My favorite artist, Matt Potosky, drew this “Talking Tool” depicting our modern-day relationship crisis. We’re so addicted to pseudo-relating that we don’t even see or hear the people we’re with. We’ve trained our eyes to look down or to look away. We only hear a small part of what people around us are saying. And our arms and hands are busy texting, tweeting, snapping, or instant messaging instead of embracing those around us with our love.
Blaming our parents, our culture, our peers, our social anxiety, our distractability, or our addiction to screens is not going to solve our relationship problems. We must be willing to feel our own discomfort and pain if we’re ever going to be able to reach out and connect with the hurting people around us. We must be willing to be transparent and vulnerable if we ever expect to deeply connect with people. We must stop trying to manage our social image and become people who listen, look, and reach out with a desire to know and love people. Because if we’re honest with ourselves, we all want to be known and loved and accepted for who we are.
Developing eyes that see, ears that hear, and hands that reach out in love doesn’t happen overnight. I spent the first half of my life wondering if anyone would ever listen to me, discover what I was battling with, and care enough to do something about it. But when I became a dad, and my two-year-old son grabbed my face, turned it towards his face, and emphatically said, “Dad, you’re not listening to me,” I recognized I had the same problem. We can be in the same room with people we love and not really be there. Although there was a part of me that wanted to be defensive and say to my young toddler son, “I’m a trained, professional counselor, an expert listener,” but I knew he was right. I wasn’t paying attention to him at all.

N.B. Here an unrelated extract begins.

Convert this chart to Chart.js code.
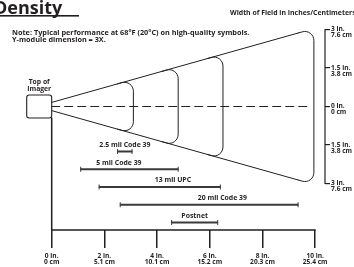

That was twenty-six years ago. I’ll never forget how ashamed I felt for ignoring my own son. But God used his persistence to set in motion a quest to become more aware. More aware of God. More aware of myself. More aware of others. More aware of what goes on inside and between people. In order for people to trust and confide in me, I have to deal with anything in and around me that might prevent developing a trust-based relationship.
Now if you spend enough time with God and people, and you ask good questions, they’ll tell you what’s getting in the way of developing relational intimacy. You may not like hearing, “You have eyes, but you’re not seeing.” “You have ears, but they’re not listening.” “You have arms, but they’re crossed instead of hugging people.” “You’re guarding yourself so you don’t get hurt again, instead of opening up yourself to knowing and loving.” “You’re talking a lot, but you’re not really listening.”
This year, I wanted to connect more emotionally, spiritually, and relationally, so I took some radical steps. I started some Talking Matters groups using the game I designed for developing deeper relationships. I quit carrying my cell phone on me so I’m not tempted to relate to someone or something other than with the people around me. And wherever I go, I stop and notice people, I look for something good in them, and I celebrate their strengths.
We all have eyes and ears and hands. Each one is a God-given tool that needs to be developed. I could use my ADHD as an excuse for being inattentive or distracted. I could use the fact that I lost half my hearing as a teenager from the loud power tools in the woodshop as an excuse for not listening well to people. Or I could blame technology for my relationship challenges. But if I didn’t have or use technology, you wouldn’t be reading this blog. Let’s develop and wisely use each of the communication tools God has given us to show His love so people can see, hear, and feel God’s love.
What’s one change that you can begin to make today to become more attentive?